ただ遊んで作ってるようにも思えますし、とても実験的にも感じるんです。
私はJoan of Arcを聴いて好きな音楽の幅がグンと広がりました。

Tim Kinsellaはその他の活動では短編映画「A LOVER’S DISCORSE」なんと音楽はこのブログでも取り上げたトクマルシューゴが担当しています。

長編映画「Orchard Vale」を制作していて映像作品という新たな領域にも挑戦しています。


アルバム

本作は数ある中でもJoan of Arcの最高傑作との呼び声高い作品です。

まず始めに言わないといけないのが、本作のタイトルが「Live in Chicago, 1999」ですが、ライブアルバムではなくスタジオアルバムです。

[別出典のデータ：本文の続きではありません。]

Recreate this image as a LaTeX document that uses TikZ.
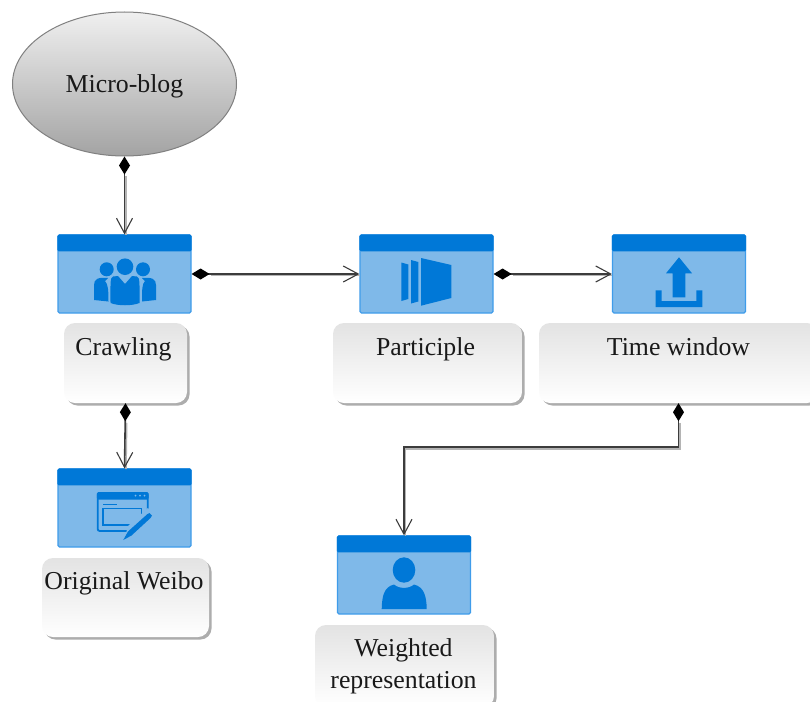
\documentclass[tikz,border=0pt]{standalone}
\usepackage{fontspec}
\setmainfont{Liberation Serif}
\usetikzlibrary{arrows.meta,shadows,calc,shapes.geometric}
\definecolor{hdrblue}{HTML}{0078D7}
\definecolor{bodyblue}{HTML}{7FB9E9}
\definecolor{edgeblue}{HTML}{3F9CEA}
\definecolor{linedark}{HTML}{3C3C3C}
\definecolor{lineshadow}{HTML}{B4B4B4}
\tikzset{
  x=1pt,y=-1pt,
  lab/.style={font=\fontsize{25.8}{32}\selectfont,text=black!90},
  iconbox/.style={draw=edgeblue,line width=1.2pt,fill=bodyblue,rounded corners=1.5pt,
    minimum width=133pt,minimum height=78pt,inner sep=0pt},
  hdr/.style={fill=hdrblue,rounded corners=1.5pt},
  ico/.style={fill=hdrblue,draw=none},
  capbox/.style={lab,rounded corners=11pt,inner sep=0pt,top color=black!11,bottom color=white,
    draw=none,drop shadow={shadow xshift=2.5pt,shadow yshift=-2.5pt,fill=black!32,opacity=1},
    text height=32pt,text depth=48pt},
  conn/.style={draw=linedark,line width=1.6pt,
    {Diamond[length=18pt,width=11pt,fill=black,black]}-{Straight Barb[length=15pt,width=16pt,line width=1.1pt,linedark]}},
  connshadow/.style={draw=lineshadow,line width=1.7pt,transform canvas={xshift=1.4pt,yshift=-1.6pt},shorten <=18pt,shorten >=1pt},
}
\begin{document}
\begin{tikzpicture}
\clip (0,0) rectangle (810,701);
\fill[white] (0,0) rectangle (810,701);

% ellipse
\node[lab,shape=ellipse,draw=black!50,line width=1pt,minimum width=224pt,minimum height=144pt,inner sep=0pt,
  top color=black!6,bottom color=black!36,text depth=0pt,text height=17pt] (blog) at (124.5,84) {Micro-blog};

% icon boxes
\node[iconbox] (crawl) at (124.5,274) {};
\node[iconbox] (part) at (426.5,274) {};
\node[iconbox] (time) at (679,274) {};
\node[iconbox] (orig) at (124.5,508) {};
\node[iconbox] (weight) at (404,575) {};
\foreach \b in {crawl,part,time,orig,weight}{
  \path[hdr] (\b.north west) -- (\b.north east) -- ($(\b.north east)+(0,17)$) -- ($(\b.north west)+(0,17)$) -- cycle;
}

% captions
\node[capbox,minimum width=123pt] (crawlcap) at (125.5,363) {Crawling\rule{4pt}{0pt}};
\node[capbox,minimum width=189pt] (partcap) at (427.5,363) {Participle\rule{4pt}{0pt}};
\node[capbox,minimum width=279pt] (timecap) at (678.5,363) {Time window};
\node[capbox,minimum width=167pt,text height=31pt,text depth=48pt] (origcap) at (125.5,597.5) {Original Weibo\rule{3pt}{0pt}};
\node[lab,rounded corners=11pt,inner sep=0pt,top color=black!11,bottom color=white,
  drop shadow={shadow xshift=2.5pt,shadow yshift=-2.5pt,fill=black!32,opacity=1},
  minimum width=179pt,minimum height=82pt,align=center] (weightcap) at (404.5,666) {Weighted\rule{2pt}{0pt}\\representation\rule{2pt}{0pt}};

% connector shadows
\draw[connshadow] (blog.south) -- (crawl.north);
\draw[connshadow] (crawl.east) -- (part.west);
\draw[connshadow] (part.east) -- (time.west);
\draw[connshadow] (crawlcap.south) -- (orig.north);
\draw[connshadow] (timecap.south) -- ++(0,44) -| (weight.north);
% connectors
\draw[conn] (blog.south) -- (crawl.north);
\draw[conn] (crawl.east) -- (part.west);
\draw[conn] (part.east) -- (time.west);
\draw[conn] (crawlcap.south) -- (orig.north);
\draw[conn] (timecap.south) -- ++(0,44) -| (weight.north);

% people icon
\fill[ico] (125,266.7) circle (8.3);
\fill[ico] (106.7,269.3) circle (7);
\fill[ico] (143,269.3) circle (7);
\fill[ico] (113,276.5) -- (118,276) -- (125,284) -- (132,276) -- (137,276.5)
  .. controls (140,278) and (139.5,282) .. (139.5,303) .. controls (132,306) and (118,306) .. (110.5,303)
  .. controls (110.5,282) and (110,278) .. (113,276.5) -- cycle;
\fill[ico] (108,278) .. controls (98,277) and (94,279) .. (94,285) -- (94,300) -- (108.5,301.5) .. controls (108.5,290) and (108,284) .. (105,281) -- cycle;
\fill[ico] (142,278) .. controls (152,277) and (156,279) .. (156,285) -- (156,300) -- (142,301.5) .. controls (142,290) and (142,284) .. (145,281) -- cycle;

% participle icon
\fill[ico] (401.3,262.5) -- (408.3,264.5) -- (408.3,299) -- (401.3,301) -- cycle;
\fill[ico] (411,260) -- (418.3,262) -- (418.3,301.5) -- (411,303.5) -- cycle;
\fill[ico] (421,258) -- (451.3,265) -- (451.3,298) -- (421,305.7) -- cycle;

% upload icon
\fill[ico] (679,257.3) -- (692,273.3) -- (685.3,273.3) -- (685.3,297.3) -- (672.7,297.3) -- (672.7,273.3) -- (666,273.3) -- cycle;
\fill[ico] (655.7,290.3) -- (661.7,290.3) -- (661.7,301) -- (696.3,301) -- (696.3,290.3) -- (702.3,290.3) -- (702.3,307) -- (655.7,307) -- cycle;

% window and pencil icon
\draw[hdrblue,line width=1.8pt,rounded corners=2pt] (147.7,516) -- (147.7,493) -- (97.7,493) -- (97.7,531) -- (128,531);
\fill[ico,rounded corners=1.5pt] (96.8,492) rectangle (148.6,499.5);
\fill[bodyblue] (135.5,495.7) circle (1) (140,495.7) circle (1) (144.5,495.7) circle (1);
\draw[hdrblue,line width=1.1pt] (103,504.3) -- (117,504.3);
\draw[hdrblue,line width=1.1pt] (103,508.5) rectangle (141.5,525);
\fill[bodyblue] (124,541) -- (128,526) -- (148,508) -- (155,516) -- (136,535) -- cycle;
\fill[ico] (123.3,540) -- (128,531.5) -- (147.5,514) -- (149.5,513) -- (152,515.5) -- (150.5,518) -- (131.5,535.5) -- cycle;

% person icon
\fill[ico] (404,570) ellipse (11.3 and 12.7);
\fill[ico] (381.7,609) .. controls (382,596) and (384,587) .. (394,584.5)
  .. controls (399,589) and (409,589) .. (414,584.5)
  .. controls (424,587) and (426.5,596) .. (426.7,609) -- cycle;
\end{tikzpicture}
\end{document}
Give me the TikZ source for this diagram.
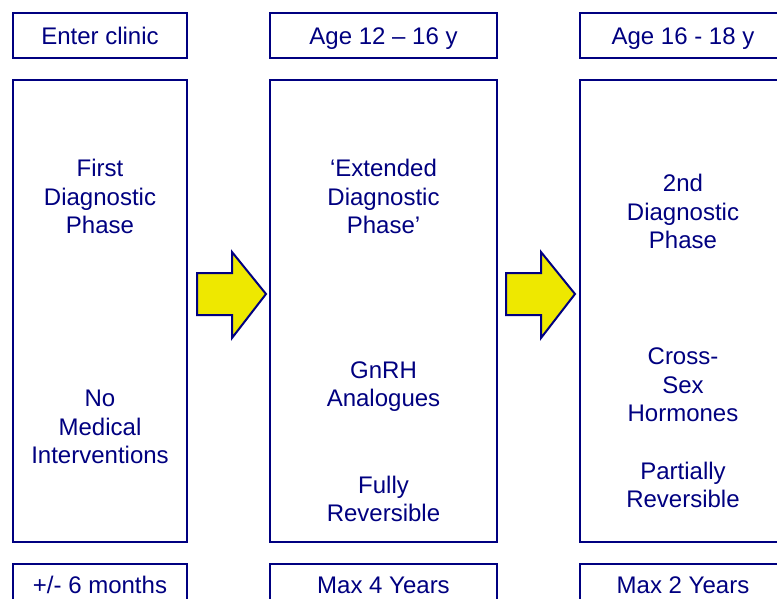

本作はTim Kinsellaの1つの到達点となる作品ではないかと思ってしまうくらい完成度が高いんです。
この曲順以外ありえないので、私は本作の曲をスキップしたり、シャッフルしたりは絶対しないです。

美しいメロディーの流れ、素晴らしい曲の流れ、麗しい音の流れ、全てが絶妙なバランスを保っているからこその完成度に感じます。

キャッチーな曲は無いですし、口ずさめるような曲も無いのに何か引き込まれる魔力のある作品です。

指揮者Tim Kinsellaによるオーケストラ「Joan of Arc」の最高の演奏を収めた名盤を是非。